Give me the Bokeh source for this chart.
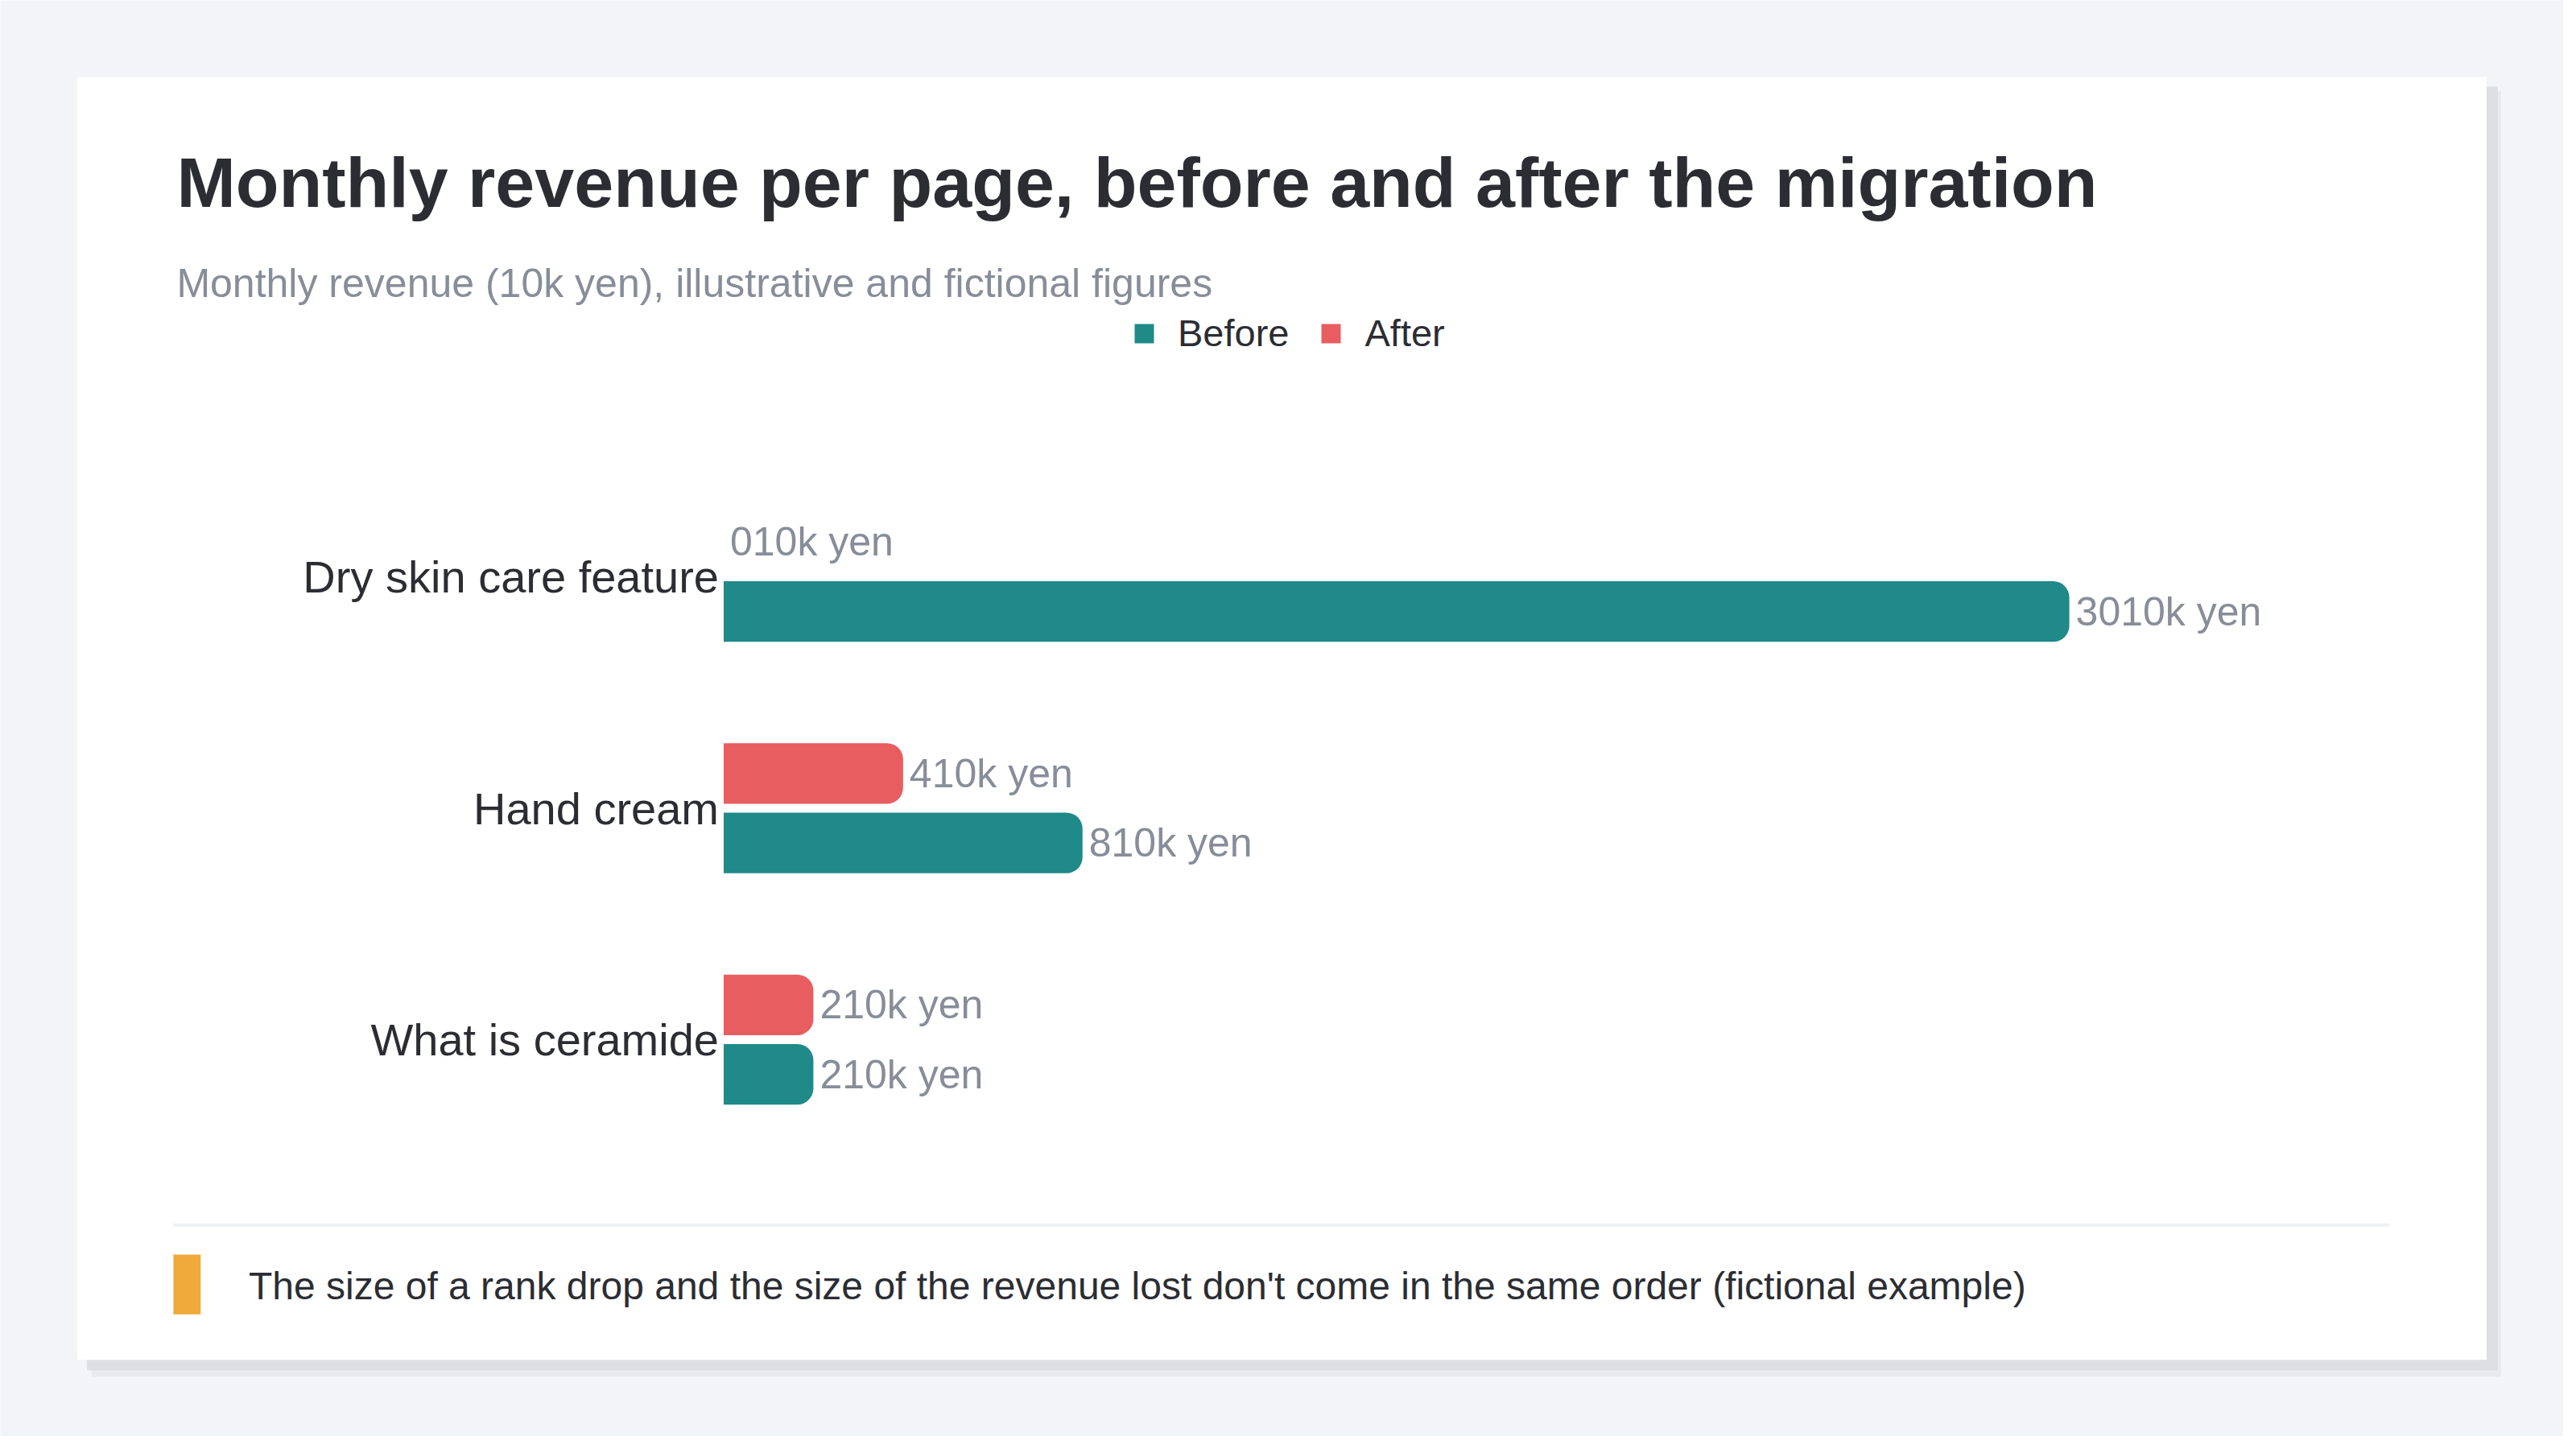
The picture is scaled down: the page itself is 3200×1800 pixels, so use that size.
from bokeh.plotting import figure
from bokeh.models import ColumnDataSource, Range1d, Label, Legend, LegendItem
from bokeh.transform import dodge
from bokeh.core.properties import value
from bokeh.embed import file_html
from bokeh.resources import INLINE

# data (monthly revenue, unit 10k yen)
categories = ["Dry skin care feature", "Hand cream", "What is ceramide"]
before = [30, 8, 2]
after = [0, 4, 2]
unit = "10k yen"
series = ["Before", "After"]

title = "Monthly revenue per page, before and after the migration"
subtitle = "Monthly revenue (10k yen), illustrative and fictional figures"
note = "The size of a rank drop and the size of the revenue lost don't come in the same order (fictional example)"

FONT = "Liberation Sans"
BG = "#f3f4f8"
TEAL = "#1f8a87"
RED = "#e85d5f"
DARK = "#2b2d33"
GREY = "#878d99"

# page is laid out on a 3200x1800 grid, drawn on a slightly smaller canvas
RW, RH = 3200, 1800
W, H = 3184, 1784

p = figure(width=W, height=H, output_backend="svg", toolbar_location=None,
           x_axis_type=None, y_axis_type=None,
           x_range=Range1d(0, RW), y_range=Range1d(RH, 0),
           min_border_left=0, min_border_right=0, min_border_top=0, min_border_bottom=0)
p.outline_line_color = None
p.background_fill_color = BG
p.border_fill_color = BG

# value axis: 0 at x=903, 56 px per unit; category rows 290 px apart from y=722.5
p.extra_x_ranges = {"val": Range1d(-903 / 56, (RW - 903) / 56)}
p.extra_y_ranges = {"cat": Range1d((RH - 722.5) / 290, -722.5 / 290)}

# card with a soft shadow
p.quad(left=[114], right=[3122], top=[114], bottom=[1725], fill_color="#e9eaef", line_color=None)
p.quad(left=[108], right=[3118], top=[108], bottom=[1717], fill_color="#dddfe4", line_color=None)
p.quad(left=[96], right=[3104], top=[96], bottom=[1704], fill_color="white", line_color=None)

# divider and note marker
p.quad(left=[216], right=[2983], top=[1533], bottom=[1537], fill_color="#edf0f4", line_color=None)
p.quad(left=[216], right=[250], top=[1572], bottom=[1647], fill_color="#f0a93b", line_color=None)

src = ColumnDataSource(dict(
    y=list(range(len(categories))),
    cat=categories,
    before=before,
    after=after,
    before_lbl=[f"{v}{unit}" for v in before],
    after_lbl=[f"{v}{unit}" for v in after],
))

bar_h = 0.262
rb = p.hbar(y=dodge("y", 0.15), left=0, right="before", height=bar_h, source=src,
            x_range_name="val", y_range_name="cat",
            fill_color=TEAL, line_color=None, border_radius=(0, 20, 20, 0))
ra = p.hbar(y=dodge("y", -0.15), left=0, right="after", height=bar_h, source=src,
            x_range_name="val", y_range_name="cat",
            fill_color=RED, line_color=None, border_radius=(0, 20, 20, 0))

# value labels
p.text(x="before", y=dodge("y", 0.15), text="before_lbl", source=src,
       x_range_name="val", y_range_name="cat", x_offset=8,
       text_align="left", text_baseline="middle", text_font=value(FONT),
       text_font_size="50px", text_color=GREY)
p.text(x="after", y=dodge("y", -0.15), text="after_lbl", source=src,
       x_range_name="val", y_range_name="cat", x_offset=8,
       text_align="left", text_baseline="middle", text_font=value(FONT),
       text_font_size="50px", text_color=GREY)

# category labels
p.text(x=0, y="y", text="cat", source=src, x_range_name="val", y_range_name="cat",
       x_offset=-6, text_align="right", text_baseline="middle", text_font=value(FONT),
       text_font_size="56px", text_color=DARK)

p.add_layout(Label(x=220, y=228, text=title, text_font=FONT, text_font_size="88px",
                   text_font_style="bold", text_color=DARK, text_baseline="middle"))
p.add_layout(Label(x=220, y=355, text=subtitle, text_font=FONT, text_font_size="50px",
                   text_color=GREY, text_baseline="middle"))
p.add_layout(Label(x=310, y=1611, text=note, text_font=FONT, text_font_size="48px",
                   text_color=DARK, text_baseline="middle"))

legend = Legend(items=[LegendItem(label=series[0], renderers=[rb]),
                       LegendItem(label=series[1], renderers=[ra])],
                orientation="horizontal", location=(1406, 1343),
                glyph_width=30, glyph_height=30, label_height=30,
                label_standoff=27, spacing=37, padding=0, margin=0,
                label_text_font=FONT, label_text_font_size="47px",
                label_text_color=DARK, border_line_color=None,
                background_fill_alpha=0)
p.add_layout(legend)

open("out.html", "w").write(file_html(p, INLINE))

WHAT IS ASKED =
Return the full material word for word. Do not include the pictures.

TASK RESPONSE =
Give me the Bokeh source for this chart.
The picture is scaled down: the page itself is 3200×1800 pixels, so use that size.
from bokeh.plotting import figure
from bokeh.models import ColumnDataSource, Range1d, Label, Legend, LegendItem
from bokeh.transform import dodge
from bokeh.core.properties import value
from bokeh.embed import file_html
from bokeh.resources import INLINE

# data (monthly revenue, unit 10k yen)
categories = ["Dry skin care feature", "Hand cream", "What is ceramide"]
before = [30, 8, 2]
after = [0, 4, 2]
unit = "10k yen"
series = ["Before", "After"]

title = "Monthly revenue per page, before and after the migration"
subtitle = "Monthly revenue (10k yen), illustrative and fictional figures"
note = "The size of a rank drop and the size of the revenue lost don't come in the same order (fictional example)"

FONT = "Liberation Sans"
BG = "#f3f4f8"
TEAL = "#1f8a87"
RED = "#e85d5f"
DARK = "#2b2d33"
GREY = "#878d99"

# page is laid out on a 3200x1800 grid, drawn on a slightly smaller canvas
RW, RH = 3200, 1800
W, H = 3184, 1784

p = figure(width=W, height=H, output_backend="svg", toolbar_location=None,
           x_axis_type=None, y_axis_type=None,
           x_range=Range1d(0, RW), y_range=Range1d(RH, 0),
           min_border_left=0, min_border_right=0, min_border_top=0, min_border_bottom=0)
p.outline_line_color = None
p.background_fill_color = BG
p.border_fill_color = BG

# value axis: 0 at x=903, 56 px per unit; category rows 290 px apart from y=722.5
p.extra_x_ranges = {"val": Range1d(-903 / 56, (RW - 903) / 56)}
p.extra_y_ranges = {"cat": Range1d((RH - 722.5) / 290, -722.5 / 290)}

# card with a soft shadow
p.quad(left=[114], right=[3122], top=[114], bottom=[1725], fill_color="#e9eaef", line_color=None)
p.quad(left=[108], right=[3118], top=[108], bottom=[1717], fill_color="#dddfe4", line_color=None)
p.quad(left=[96], right=[3104], top=[96], bottom=[1704], fill_color="white", line_color=None)

# divider and note marker
p.quad(left=[216], right=[2983], top=[1533], bottom=[1537], fill_color="#edf0f4", line_color=None)
p.quad(left=[216], right=[250], top=[1572], bottom=[1647], fill_color="#f0a93b", line_color=None)

src = ColumnDataSource(dict(
    y=list(range(len(categories))),
    cat=categories,
    before=before,
    after=after,
    before_lbl=[f"{v}{unit}" for v in before],
    after_lbl=[f"{v}{unit}" for v in after],
))

bar_h = 0.262
rb = p.hbar(y=dodge("y", 0.15), left=0, right="before", height=bar_h, source=src,
            x_range_name="val", y_range_name="cat",
            fill_color=TEAL, line_color=None, border_radius=(0, 20, 20, 0))
ra = p.hbar(y=dodge("y", -0.15), left=0, right="after", height=bar_h, source=src,
            x_range_name="val", y_range_name="cat",
            fill_color=RED, line_color=None, border_radius=(0, 20, 20, 0))

# value labels
p.text(x="before", y=dodge("y", 0.15), text="before_lbl", source=src,
       x_range_name="val", y_range_name="cat", x_offset=8,
       text_align="left", text_baseline="middle", text_font=value(FONT),
       text_font_size="50px", text_color=GREY)
p.text(x="after", y=dodge("y", -0.15), text="after_lbl", source=src,
       x_range_name="val", y_range_name="cat", x_offset=8,
       text_align="left", text_baseline="middle", text_font=value(FONT),
       text_font_size="50px", text_color=GREY)

# category labels
p.text(x=0, y="y", text="cat", source=src, x_range_name="val", y_range_name="cat",
       x_offset=-6, text_align="right", text_baseline="middle", text_font=value(FONT),
       text_font_size="56px", text_color=DARK)

p.add_layout(Label(x=220, y=228, text=title, text_font=FONT, text_font_size="88px",
                   text_font_style="bold", text_color=DARK, text_baseline="middle"))
p.add_layout(Label(x=220, y=355, text=subtitle, text_font=FONT, text_font_size="50px",
                   text_color=GREY, text_baseline="middle"))
p.add_layout(Label(x=310, y=1611, text=note, text_font=FONT, text_font_size="48px",
                   text_color=DARK, text_baseline="middle"))

legend = Legend(items=[LegendItem(label=series[0], renderers=[rb]),
                       LegendItem(label=series[1], renderers=[ra])],
                orientation="horizontal", location=(1406, 1343),
                glyph_width=30, glyph_height=30, label_height=30,
                label_standoff=27, spacing=37, padding=0, margin=0,
                label_text_font=FONT, label_text_font_size="47px",
                label_text_color=DARK, border_line_color=None,
                background_fill_alpha=0)
p.add_layout(legend)

open("out.html", "w").write(file_html(p, INLINE))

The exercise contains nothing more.